━━━━━ Recorded data ━━━━━

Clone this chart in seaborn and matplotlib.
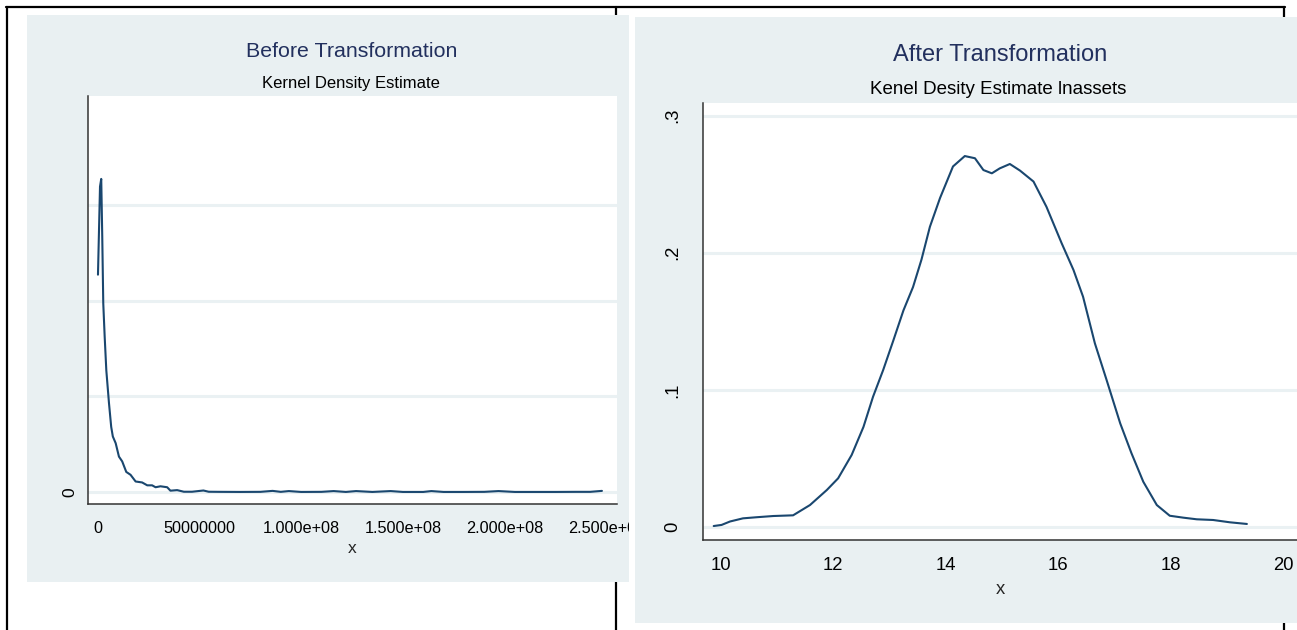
import numpy as np
import pandas as pd
import seaborn as sns
import matplotlib
matplotlib.use("Agg")
import matplotlib.pyplot as plt
from matplotlib.lines import Line2D
from matplotlib.transforms import Bbox, TransformedBbox

# ---------------- data ----------------
# Before transformation: kernel density of assets (x raw units, density in 1e-8 units)
before_x = [0.2e6, 1.2e6, 1.8e6, 2.3e6, 2.8e6, 3.5e6, 4.3e6, 5.6e6, 6.7e6, 7.5e6, 8.9e6,
            10.5e6, 12.1e6, 14.1e6, 16.2e6, 18.7e6, 21.9e6, 24.4e6, 26.8e6, 28.5e6, 30.9e6,
            34.2e6, 35.8e6, 39.1e6, 42.4e6, 46.4e6, 52.0e6, 54.6e6, 60e6, 70e6, 80e6,
            86e6, 90e6, 94e6, 100e6, 110e6, 116e6, 122e6, 127e6, 135e6, 144e6, 150e6,
            160e6, 164e6, 170e6, 180e6, 190e6, 197e6, 205e6, 215e6, 225e6, 235e6, 242e6, 247.8e6]
before_y = [2.27, 3.19, 3.27, 2.67, 1.97, 1.62, 1.27, 0.93, 0.68, 0.58, 0.51,
            0.37, 0.32, 0.21, 0.18, 0.11, 0.10, 0.07, 0.07, 0.05, 0.06,
            0.05, 0.014, 0.02, 0.003, 0.003, 0.016, 0.003, 0.002, 0.001, 0.002,
            0.012, 0.002, 0.010, 0.001, 0.002, 0.010, 0.001, 0.010, 0.001, 0.010, 0.001,
            0.001, 0.010, 0.001, 0.001, 0.002, 0.010, 0.001, 0.001, 0.001, 0.002, 0.002, 0.012]

# After transformation: kernel density of lnassets
after_x = [9.88, 10.02, 10.17, 10.40, 10.64, 10.94, 11.29, 11.59, 11.89, 12.09, 12.33,
           12.54, 12.71, 12.89, 13.07, 13.25, 13.42, 13.57, 13.72, 13.90, 14.13, 14.34,
           14.52, 14.67, 14.82, 14.96, 15.14, 15.32, 15.56, 15.79, 16.06, 16.27, 16.44,
           16.65, 16.86, 17.10, 17.30, 17.51, 17.75, 17.98, 18.22, 18.46, 18.75, 19.05, 19.35]
after_y = [0.0007, 0.0015, 0.004, 0.0063, 0.0071, 0.008, 0.0085, 0.016, 0.027, 0.0355, 0.0525,
           0.073, 0.095, 0.1145, 0.136, 0.158, 0.175, 0.195, 0.219, 0.240, 0.263, 0.2706,
           0.269, 0.2604, 0.258, 0.2616, 0.2648, 0.260, 0.252, 0.2336, 0.207, 0.1875, 0.168,
           0.134, 0.107, 0.0756, 0.0538, 0.033, 0.016, 0.0082, 0.0068, 0.0056, 0.0051, 0.0034, 0.0022]

before_xticks = [0, 50e6, 100e6, 150e6, 200e6, 250e6]
before_xticklabels = ["0", "50000000", "1.000e+08", "1.500e+08", "2.000e+08", "2.500e+08"]
before_yticks = [0, 1, 2, 3, 4]
before_yticklabels = ["0", "", "", "", ""]

after_xticks = [10, 12, 14, 16, 18, 20]
after_xticklabels = ["10", "12", "14", "16", "18", "20"]
after_yticks = [0, 0.1, 0.2, 0.3]
after_yticklabels = ["0", ".1", ".2", ".3"]

titles = ["Before Transformation", "After Transformation"]
subtitles = ["Kernel Density Estimate", "Kenel Desity Estimate lnassets"]

# ---------------- style ----------------
sns.set_theme(style="white")
FONT = ["Liberation Sans Narrow", "Liberation Sans", "DejaVu Sans"]
plt.rcParams["font.family"] = FONT

W, H = 1297, 630
BG = "#E9F0F2"
GRID = "#EAF1F3"
LINE = "#1A476F"
TITLE_C = "#22305E"
AX_C = "#333333"

fig = plt.figure(figsize=(W / 100, H / 100), dpi=100)
fig.patch.set_facecolor("white")


def rect(x0, y0, x1, y1):
    return [x0 / W, 1 - y1 / H, (x1 - x0) / W, (y1 - y0) / H]


# table border lines behind the panels
for xs, ys in [([6, 1285], [7, 7]), ([7, 7], [7, 630]), ([616, 616], [7, 630]),
               ([1284, 1284], [7, 630])]:
    fig.add_artist(Line2D([x / W for x in xs], [1 - y / H for y in ys], color="black",
                          lw=1.6, zorder=-5, transform=fig.transFigure))

# panel backgrounds
for r in [rect(27, 15, 629, 582), rect(635, 17, 1297, 623)]:
    bg = fig.add_axes(r, zorder=0)
    bg.set_facecolor(BG)
    bg.set_xticks([])
    bg.set_yticks([])
    for s in bg.spines.values():
        s.set_visible(False)


def style_axes(ax, lsize):
    ax.set_facecolor("white")
    for s in ["top", "right"]:
        ax.spines[s].set_visible(False)
    for s in ["left", "bottom"]:
        ax.spines[s].set_color(AX_C)
        ax.spines[s].set_linewidth(1.1)
    ax.tick_params(axis="both", which="major", direction="out", length=5, width=1,
                   color=AX_C, labelcolor="black", labelsize=lsize)
    ax.yaxis.grid(True, color=GRID, lw=2.2)
    ax.xaxis.grid(False)
    ax.set_axisbelow(True)


# ---------------- left panel ----------------
axL = fig.add_axes(rect(88, 96, 617, 504), zorder=1)
style_axes(axL, 11.7)
sns.lineplot(x=before_x, y=before_y, ax=axL, color=LINE, lw=1.5, sort=False)
axL.set_xlim(-4.7e6, 255.2e6)
axL.set_ylim(-0.125, 4.136)
axL.set_xticks(before_xticks)
axL.set_xticklabels(before_xticklabels)
axL.set_yticks(before_yticks)
axL.set_yticklabels(before_yticklabels, rotation=90, va="center")
axL.tick_params(axis="y", pad=3, labelsize=12.5)
axL.tick_params(axis="x", pad=7)
axL.get_ygridlines()[-1].set_visible(False)
axL.set_xlabel("x", fontsize=12.5, labelpad=4)
axL.set_ylabel("")
clip = TransformedBbox(Bbox([[27 / W, 0], [629 / W, 1]]), fig.transFigure)
for t in axL.get_xticklabels():
    t.set_clip_on(True)
    t.set_clip_box(clip)

# ---------------- right panel ----------------
axR = fig.add_axes(rect(703, 103, 1297, 540), zorder=1)
style_axes(axR, 13.3)
sns.lineplot(x=after_x, y=after_y, ax=axR, color=LINE, lw=1.5, sort=False)
axR.set_xlim(9.69, 20.24)
axR.set_ylim(-0.0095, 0.3093)
axR.set_xticks(after_xticks)
axR.set_xticklabels(after_xticklabels)
axR.set_yticks(after_yticks)
axR.set_yticklabels(after_yticklabels, rotation=90, va="center")
axR.tick_params(axis="y", pad=11)
axR.tick_params(axis="x", pad=7)
axR.set_xlabel("x", fontsize=13.3, labelpad=5)
axR.set_ylabel("")

# ---------------- titles ----------------
fig.text(352 / W, 1 - 57 / H, titles[0], ha="center", va="baseline", fontsize=15.4,
         color=TITLE_C)
fig.text(351 / W, 1 - 88 / H, subtitles[0], ha="center", va="baseline", fontsize=12,
         color="black")
fig.text(1000 / W, 1 - 61 / H, titles[1], ha="center", va="baseline", fontsize=17,
         color=TITLE_C)
fig.text(998 / W, 1 - 94 / H, subtitles[1], ha="center", va="baseline", fontsize=13.5,
         color="black")

fig.savefig("out.png", dpi=100)
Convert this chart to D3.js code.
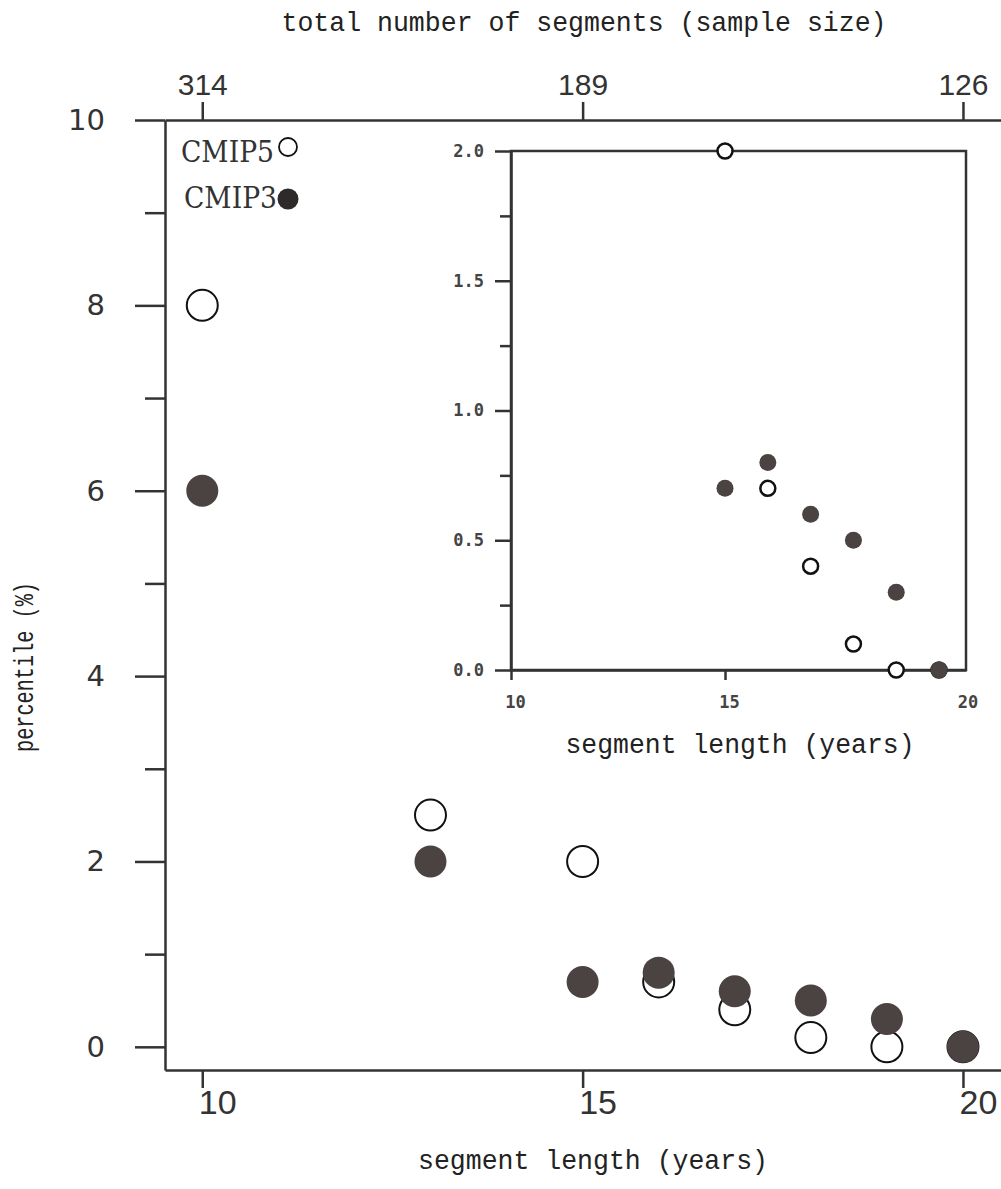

━━━━━

■ **Given problem**
Keep the pictures out of the copy and write out the data exactly as it stands.

■ **Final result**
Clone this chart in seaborn and matplotlib.
import numpy as np
import pandas as pd
import seaborn as sns
import matplotlib
matplotlib.use("Agg")
import matplotlib.pyplot as plt
from matplotlib.lines import Line2D
from matplotlib.transforms import Bbox, TransformedBbox

# ---------------- data ----------------
# Before transformation: kernel density of assets (x raw units, density in 1e-8 units)
before_x = [0.2e6, 1.2e6, 1.8e6, 2.3e6, 2.8e6, 3.5e6, 4.3e6, 5.6e6, 6.7e6, 7.5e6, 8.9e6,
            10.5e6, 12.1e6, 14.1e6, 16.2e6, 18.7e6, 21.9e6, 24.4e6, 26.8e6, 28.5e6, 30.9e6,
            34.2e6, 35.8e6, 39.1e6, 42.4e6, 46.4e6, 52.0e6, 54.6e6, 60e6, 70e6, 80e6,
            86e6, 90e6, 94e6, 100e6, 110e6, 116e6, 122e6, 127e6, 135e6, 144e6, 150e6,
            160e6, 164e6, 170e6, 180e6, 190e6, 197e6, 205e6, 215e6, 225e6, 235e6, 242e6, 247.8e6]
before_y = [2.27, 3.19, 3.27, 2.67, 1.97, 1.62, 1.27, 0.93, 0.68, 0.58, 0.51,
            0.37, 0.32, 0.21, 0.18, 0.11, 0.10, 0.07, 0.07, 0.05, 0.06,
            0.05, 0.014, 0.02, 0.003, 0.003, 0.016, 0.003, 0.002, 0.001, 0.002,
            0.012, 0.002, 0.010, 0.001, 0.002, 0.010, 0.001, 0.010, 0.001, 0.010, 0.001,
            0.001, 0.010, 0.001, 0.001, 0.002, 0.010, 0.001, 0.001, 0.001, 0.002, 0.002, 0.012]

# After transformation: kernel density of lnassets
after_x = [9.88, 10.02, 10.17, 10.40, 10.64, 10.94, 11.29, 11.59, 11.89, 12.09, 12.33,
           12.54, 12.71, 12.89, 13.07, 13.25, 13.42, 13.57, 13.72, 13.90, 14.13, 14.34,
           14.52, 14.67, 14.82, 14.96, 15.14, 15.32, 15.56, 15.79, 16.06, 16.27, 16.44,
           16.65, 16.86, 17.10, 17.30, 17.51, 17.75, 17.98, 18.22, 18.46, 18.75, 19.05, 19.35]
after_y = [0.0007, 0.0015, 0.004, 0.0063, 0.0071, 0.008, 0.0085, 0.016, 0.027, 0.0355, 0.0525,
           0.073, 0.095, 0.1145, 0.136, 0.158, 0.175, 0.195, 0.219, 0.240, 0.263, 0.2706,
           0.269, 0.2604, 0.258, 0.2616, 0.2648, 0.260, 0.252, 0.2336, 0.207, 0.1875, 0.168,
           0.134, 0.107, 0.0756, 0.0538, 0.033, 0.016, 0.0082, 0.0068, 0.0056, 0.0051, 0.0034, 0.0022]

before_xticks = [0, 50e6, 100e6, 150e6, 200e6, 250e6]
before_xticklabels = ["0", "50000000", "1.000e+08", "1.500e+08", "2.000e+08", "2.500e+08"]
before_yticks = [0, 1, 2, 3, 4]
before_yticklabels = ["0", "", "", "", ""]

after_xticks = [10, 12, 14, 16, 18, 20]
after_xticklabels = ["10", "12", "14", "16", "18", "20"]
after_yticks = [0, 0.1, 0.2, 0.3]
after_yticklabels = ["0", ".1", ".2", ".3"]

titles = ["Before Transformation", "After Transformation"]
subtitles = ["Kernel Density Estimate", "Kenel Desity Estimate lnassets"]

# ---------------- style ----------------
sns.set_theme(style="white")
FONT = ["Liberation Sans Narrow", "Liberation Sans", "DejaVu Sans"]
plt.rcParams["font.family"] = FONT

W, H = 1297, 630
BG = "#E9F0F2"
GRID = "#EAF1F3"
LINE = "#1A476F"
TITLE_C = "#22305E"
AX_C = "#333333"

fig = plt.figure(figsize=(W / 100, H / 100), dpi=100)
fig.patch.set_facecolor("white")


def rect(x0, y0, x1, y1):
    return [x0 / W, 1 - y1 / H, (x1 - x0) / W, (y1 - y0) / H]


# table border lines behind the panels
for xs, ys in [([6, 1285], [7, 7]), ([7, 7], [7, 630]), ([616, 616], [7, 630]),
               ([1284, 1284], [7, 630])]:
    fig.add_artist(Line2D([x / W for x in xs], [1 - y / H for y in ys], color="black",
                          lw=1.6, zorder=-5, transform=fig.transFigure))

# panel backgrounds
for r in [rect(27, 15, 629, 582), rect(635, 17, 1297, 623)]:
    bg = fig.add_axes(r, zorder=0)
    bg.set_facecolor(BG)
    bg.set_xticks([])
    bg.set_yticks([])
    for s in bg.spines.values():
        s.set_visible(False)


def style_axes(ax, lsize):
    ax.set_facecolor("white")
    for s in ["top", "right"]:
        ax.spines[s].set_visible(False)
    for s in ["left", "bottom"]:
        ax.spines[s].set_color(AX_C)
        ax.spines[s].set_linewidth(1.1)
    ax.tick_params(axis="both", which="major", direction="out", length=5, width=1,
                   color=AX_C, labelcolor="black", labelsize=lsize)
    ax.yaxis.grid(True, color=GRID, lw=2.2)
    ax.xaxis.grid(False)
    ax.set_axisbelow(True)


# ---------------- left panel ----------------
axL = fig.add_axes(rect(88, 96, 617, 504), zorder=1)
style_axes(axL, 11.7)
sns.lineplot(x=before_x, y=before_y, ax=axL, color=LINE, lw=1.5, sort=False)
axL.set_xlim(-4.7e6, 255.2e6)
axL.set_ylim(-0.125, 4.136)
axL.set_xticks(before_xticks)
axL.set_xticklabels(before_xticklabels)
axL.set_yticks(before_yticks)
axL.set_yticklabels(before_yticklabels, rotation=90, va="center")
axL.tick_params(axis="y", pad=3, labelsize=12.5)
axL.tick_params(axis="x", pad=7)
axL.get_ygridlines()[-1].set_visible(False)
axL.set_xlabel("x", fontsize=12.5, labelpad=4)
axL.set_ylabel("")
clip = TransformedBbox(Bbox([[27 / W, 0], [629 / W, 1]]), fig.transFigure)
for t in axL.get_xticklabels():
    t.set_clip_on(True)
    t.set_clip_box(clip)

# ---------------- right panel ----------------
axR = fig.add_axes(rect(703, 103, 1297, 540), zorder=1)
style_axes(axR, 13.3)
sns.lineplot(x=after_x, y=after_y, ax=axR, color=LINE, lw=1.5, sort=False)
axR.set_xlim(9.69, 20.24)
axR.set_ylim(-0.0095, 0.3093)
axR.set_xticks(after_xticks)
axR.set_xticklabels(after_xticklabels)
axR.set_yticks(after_yticks)
axR.set_yticklabels(after_yticklabels, rotation=90, va="center")
axR.tick_params(axis="y", pad=11)
axR.tick_params(axis="x", pad=7)
axR.set_xlabel("x", fontsize=13.3, labelpad=5)
axR.set_ylabel("")

# ---------------- titles ----------------
fig.text(352 / W, 1 - 57 / H, titles[0], ha="center", va="baseline", fontsize=15.4,
         color=TITLE_C)
fig.text(351 / W, 1 - 88 / H, subtitles[0], ha="center", va="baseline", fontsize=12,
         color="black")
fig.text(1000 / W, 1 - 61 / H, titles[1], ha="center", va="baseline", fontsize=17,
         color=TITLE_C)
fig.text(998 / W, 1 - 94 / H, subtitles[1], ha="center", va="baseline", fontsize=13.5,
         color="black")

fig.savefig("out.png", dpi=100)
Convert this chart to D3.js code.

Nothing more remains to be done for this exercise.